More generally, tasking students with the multifaceted responsibility of helming a project not only benefits students from an educational perspective but endows them with life skills applicable to countless other endeavors, said Yellow Springs School Superintendent Mario Basora.

Krier said that other teachers were wowed by the maturity of Yellow Springs students, and Basora noted that the symposium — partly because of the professionalism and enthusiasm of Yellow Springs’ 10 students in attendance — was nothing less than “one of the most incredible things [he’s] ever seen in education.”

YS students will continue to work with Perry and Wickliffe students on their projects over the next seven weeks. The projects will be shown to the community at the YSHS Exhibition Night on December 16, with the other schools presenting their projects at the gala via the internet.

In other school board business:
• Krier said that after three years of PBL in Yellow Springs schools, teachers, students, and administrators are now more familiar with the successes and difficulties of the educational philosophy. Thanks to the staff’s experiences, the more obvious problems can be sorted out as they arise, he said, but the more subtle aspects of the school’s relationship to PBL are still being explored and evaluated.

“We are developing a more nuanced understanding of this work and wrestling with concepts that encompass much more than curriculum and teaching strategies,” said Mills Lawn principal Matt Housh.

To that end, school policies that address more “traditional” approaches to schooling may be incongruent with the aims of PBL, said Krier, which is why it’s important to get teachers involved in rethinking these policies. He announced that he is forming the 10+ Committee to do just that.

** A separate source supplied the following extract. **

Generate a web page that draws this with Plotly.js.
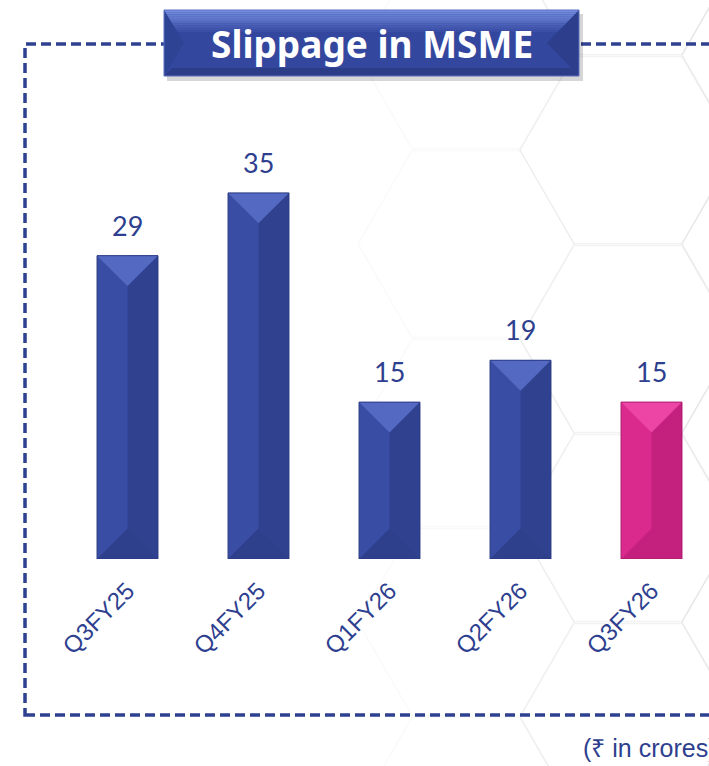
<!DOCTYPE html>
<html>
<head>
<meta charset="utf-8">
<script src="https://cdn.plot.ly/plotly-3.0.1.min.js"></script>
<style>html,body{margin:0;padding:0;background:#fff;}#chart{width:709px;height:766px;}</style>
</head>
<body>
<div id="chart"></div>
<script>
// ---- data ----
const categories = ['Q3FY25', 'Q4FY25', 'Q1FY26', 'Q2FY26', 'Q3FY26'];
const values = [29, 35, 15, 19, 15];
const highlight = [false, false, false, false, true];
const chartTitle = 'Slippage in MSME';
const unitNote = '(₹ in crores)';

// ---- styles ----
const BLUE = {main:'#3A4DA4', right:'#30428F', top:'#5469C1', bottom:'#2E3F8C', line:'#2A3A84'};
const PINK = {main:'#DA2A8E', right:'#C4207E', top:'#EC45A5', bottom:'#C4217F', line:'#A91A6C'};
const TEXT = '#2E3F8F';

const W = 709, H = 766;
const M = {l:62, r:0, t:60, b:207};
const PW = W - M.l - M.r, PH = H - M.t - M.b;
const XR = [-0.5, -0.5 + PW / 131];
const YR = [0, PH / 10.46];
const BW = 0.465;

const px = x => (x - M.l) / PW;
const py = y => (M.t + PH - y) / PH;

const idx = categories.map((c, i) => i);
const shapes = [];

// faint honeycomb background
function hexPath(cx, cy, r) {
  const pts = [];
  for (let k = 0; k < 6; k++) {
    const a = Math.PI / 3 * k;
    pts.push([cx + r * Math.cos(a), cy + r * Math.sin(a)]);
  }
  return 'M' + pts.map(p => px(p[0]).toFixed(4) + ',' + py(p[1]).toFixed(4)).join(' L') + ' Z';
}
const hexCols = [
  {cx: 466, y0: 55, op: 0.022},
  {cx: 628, y0: 150, op: 0.05},
  {cx: 790, y0: 55, op: 0.05}
];
hexCols.forEach(col => {
  for (let cy = col.y0 - 189; cy < H + 189; cy += 189) {
    shapes.push({type:'path', xref:'paper', yref:'paper', layer:'below',
      path: hexPath(col.cx, cy, 108), line:{color:'rgba(0,0,0,' + col.op + ')', width:1.5}});
  }
});

// dashed frame
shapes.push({type:'rect', xref:'paper', yref:'paper', layer:'below',
  x0: px(25), x1: px(760), y0: py(715), y1: py(44),
  line:{color:'#2E4090', width:3.5, dash:'10px,5px'}, fillcolor:'rgba(0,0,0,0)'});

// bar bevel overlays derived from data
const dy = (BW / 2 * 131) / 10.46;
values.forEach((v, i) => {
  const c = highlight[i] ? PINK : BLUE;
  const xl = i - BW / 2, xr = i + BW / 2;
  shapes.push({type:'rect', xref:'x', yref:'y', x0:i, x1:xr, y0:0, y1:v,
    fillcolor:c.right, line:{width:0}});
  shapes.push({type:'path', xref:'x', yref:'y',
    path:`M${xl},${v} L${xr},${v} L${i},${v - dy} Z`, fillcolor:c.top, line:{width:0}});
  shapes.push({type:'path', xref:'x', yref:'y',
    path:`M${xl},0 L${xr},0 L${i},${dy} Z`, fillcolor:c.bottom, line:{width:0}});
  shapes.push({type:'rect', xref:'x', yref:'y', x0:xl, x1:xr, y0:0, y1:v,
    fillcolor:'rgba(0,0,0,0)', line:{color:c.line, width:1}});
});

// title box (beveled, gradient)
const bx0 = 164, bx1 = 579, by0 = 10, by1 = 76, d = 20;
const P = (x, y) => px(x).toFixed(4) + ',' + py(y).toFixed(4);
shapes.push({type:'rect', xref:'paper', yref:'paper', x0:px(bx0 + 3), x1:px(bx1 + 4), y0:py(by1 + 5), y1:py(by0 + 4),
  fillcolor:'rgba(0,0,0,0.16)', line:{width:0}});
shapes.push({type:'rect', xref:'paper', yref:'paper', x0:px(bx0), x1:px(bx1), y0:py(by1), y1:py(by0),
  fillcolor:'#34479E', line:{width:0}});
// top gradient band
const gTop = [0x74, 0x8D, 0xDE], gBot = [0x3A, 0x4E, 0xA6];
const nStr = 10;
for (let k = 0; k < nStr; k++) {
  const t = k / (nStr - 1);
  const col = 'rgb(' + gTop.map((a, j) => Math.round(a + (gBot[j] - a) * t)).join(',') + ')';
  const y0 = by0 + k * 2.2, y1 = y0 + 2.3;
  shapes.push({type:'rect', xref:'paper', yref:'paper', x0:px(bx0), x1:px(bx1), y0:py(y1), y1:py(y0),
    fillcolor:col, line:{width:0}});
}
shapes.push({type:'path', xref:'paper', yref:'paper', fillcolor:'#2C3D88', line:{width:0},
  path:`M${P(bx0,by1)} L${P(bx1,by1)} L${P(bx1-8,by1-8)} L${P(bx0+8,by1-8)} Z`});
shapes.push({type:'path', xref:'paper', yref:'paper', fillcolor:'#2F4394', line:{width:0},
  path:`M${P(bx0,by0)} L${P(bx0+d,(by0+by1)/2)} L${P(bx0,by1)} Z`});
shapes.push({type:'path', xref:'paper', yref:'paper', fillcolor:'#2C3E8C', line:{width:0},
  path:`M${P(bx1,by0)} L${P(bx1-d-12,(by0+by1)/2)} L${P(bx1,by1)} Z`});
shapes.push({type:'rect', xref:'paper', yref:'paper', x0:px(bx0), x1:px(bx1), y0:py(by1), y1:py(by0),
  fillcolor:'rgba(0,0,0,0)', line:{color:'#5B6FBF', width:1}});

const annotations = values.map((v, i) => ({
  x: i, y: v, xref:'x', yref:'y', yanchor:'bottom', yshift: 12, showarrow:false,
  text: String(v), font:{family:'Lato, Noto Sans, sans-serif', size:27, color:TEXT}
}));
annotations.push({xref:'paper', yref:'paper', x:px(371.5), y:py(44), xanchor:'center', yanchor:'middle',
  showarrow:false, text: chartTitle, font:{family:'Noto Sans, Open Sans, sans-serif', size:37, color:'#FFFFFF', weight:700}});
annotations.push({xref:'paper', yref:'paper', x:px(581), y:py(748), xanchor:'left', yanchor:'middle',
  showarrow:false, text: unitNote, font:{family:'Liberation Sans, Arial, sans-serif', size:25, color:TEXT}});

const trace = {
  type:'bar', x: idx, y: values, width: BW,
  marker:{color: values.map((v, i) => highlight[i] ? PINK.main : BLUE.main), line:{width:0}},
  hoverinfo:'none'
};

const layout = {
  width: W, height: H, margin: M,
  paper_bgcolor:'#FFFFFF', plot_bgcolor:'rgba(0,0,0,0)',
  showlegend:false,
  xaxis:{range: XR, tickvals: idx, ticktext: categories, tickangle:-45, ticks:'', showgrid:false,
    zeroline:false, showline:false, fixedrange:true, ticklabelstandoff: 12,
    tickfont:{family:'Liberation Sans, Arial, sans-serif', size:24, color:TEXT}},
  yaxis:{range: YR, visible:false, fixedrange:true},
  shapes, annotations
};

Plotly.newPlot('chart', [trace], layout, {displayModeBar:false, staticPlot:true});
</script>
</body>
</html>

“The mission is to examine the rationale of what we do and why we do it, and to develop recommendations for clear, school-wide processes and policies that align with our emerging efforts at deeper learning,” said Krier. Specifically, the committee will discuss policies on student attendance, late and missing work, report cards, and grading. For example, accruing nine absences in a semester means that a student will fail a course, Basora said, and oftentimes no credit is given for work turned in late.

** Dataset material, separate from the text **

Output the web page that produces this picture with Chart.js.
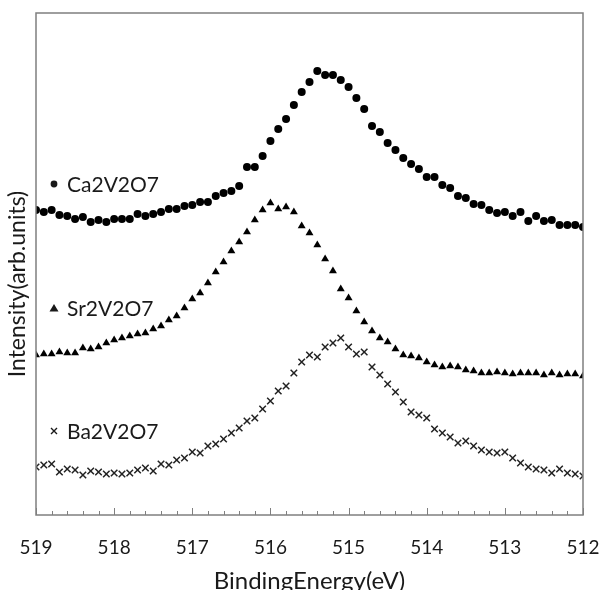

A pass-fail approach is in direct conflict with the critique and revision process of PBL, he said, stating, “[Old] systemic practices have not caught up with the pedagogic shift of PBL.”

Krier and four other volunteer teachers, intervention specialists, and administrators will make up the 10+ Committee.

School board President Aïda Merhemic asked if a student review board would have a voice in the committee’s conversation. It’s important to give a sense of agency and voice to the student body, Krier said, and students already meet with teachers and administrators once a month to share problems and suggestions. Once the 10+ Committee gets started, these student/administrator meetings will address how students can fit in to the conversation concerning policy reevaluation.

• Superintendent Basora stated that there are 713 students enrolled in grades K–12 for the 2015–16 school year, which is the lowest number of enrollees since 2013. The district is losing 59 graduating students but bringing in 44 new kindergartners. The district needs to figure out how to draw more students to fill these gaps, Basora said.

Approximately 13 percent of students in the Yellow Springs district go elsewhere for schooling, according to District Treasurer Dawn Bennett. The number of district students attending private schools and other kindergartens is consistent with past years, but an increase in students being homeschooled or attending charter schools — currently at 22 — accounts for some of the decrease in YS schools, said Basora. This is a great student–teacher ratio, he said, but the low number of students and the factors that may be causing it is something the district needs to make sure it is addressing, if it can be addressed.

However, the district has found that there simply aren’t as many families with school-age children as there have been in past years. It’s not that students have been leaving in record numbers — the 13 percent of students attending school elsewhere is consistent with other years — but that there are overall fewer students in the district.

In order to close some of these gaps, the district has embarked on an awareness campaign to draw students from outside the district, said Basora. This school year also has the highest number of open enrollment students at 178, he said, and in fact the district had to turn some of these students away.

The number of students in kindergarten was discussed as a factor in the district’s various enrollment questions. The school was eight kids short of opening a third kindergarten section, though there are approximately 22 kids per class, which is high for a kindergarten class, Housh said. Adding a third kindergarten section would be good for enrollment numbers, as more students in kindergarten typically means that more students stay in the district through graduation, Basora said, but a third class would also have posed a problem of space. Housh explained that students, teachers, and schedules would have to be moved around to accommodate another kindergarten section, and current students need use of the resource room that would likely have to be forfeited in the process.

• The Board discussed an increase in the daily rates paid to substitute teachers, from $80 to $90 per day. Yellow Springs’ compensation is on the “low end of the pay rate.” (Sugarcreek pays $85/day and the Greene County Career Center pays $90, for example.) The hope is that a more competitive pay rate will draw more subs, said Basora. The $10 per day increase will cost the district an estimated $10,000 per year. A proposal for this increase will be presented to the board in December.

• Kathryn “Kati” Burkland, the Spanish teacher at YSHS, will be retiring at the end of the school year after 18 years of teaching at Yellow Springs. She was described by the board as a “very loved and dear teacher,” one whose “fundamental, number-one concern is kids,” and one who has inspired kids to study, travel, and live internationally. Burkland began teaching in Yellow Springs after living and working in Colombia for a number of years, and in her letter of resignation says that she is privileged to have worked with the district’s wonderful students, highly qualified colleagues, staff and administrators.

• Board member Steven Conn reported that the Greene County Career Center is planning to have a Beavercreek firm look into the logistics of restructuring the GCCC as an aerospace-centric career center, owing to the proximity of WPAFB and the fact that there are no other programs like it in the county, not to mention that 25 percent of the United States’ astronauts are from Ohio.

• The Thursday. Dec. 12 school board meeting will be at 5:30 p.m. instead of the customary 7 p.m.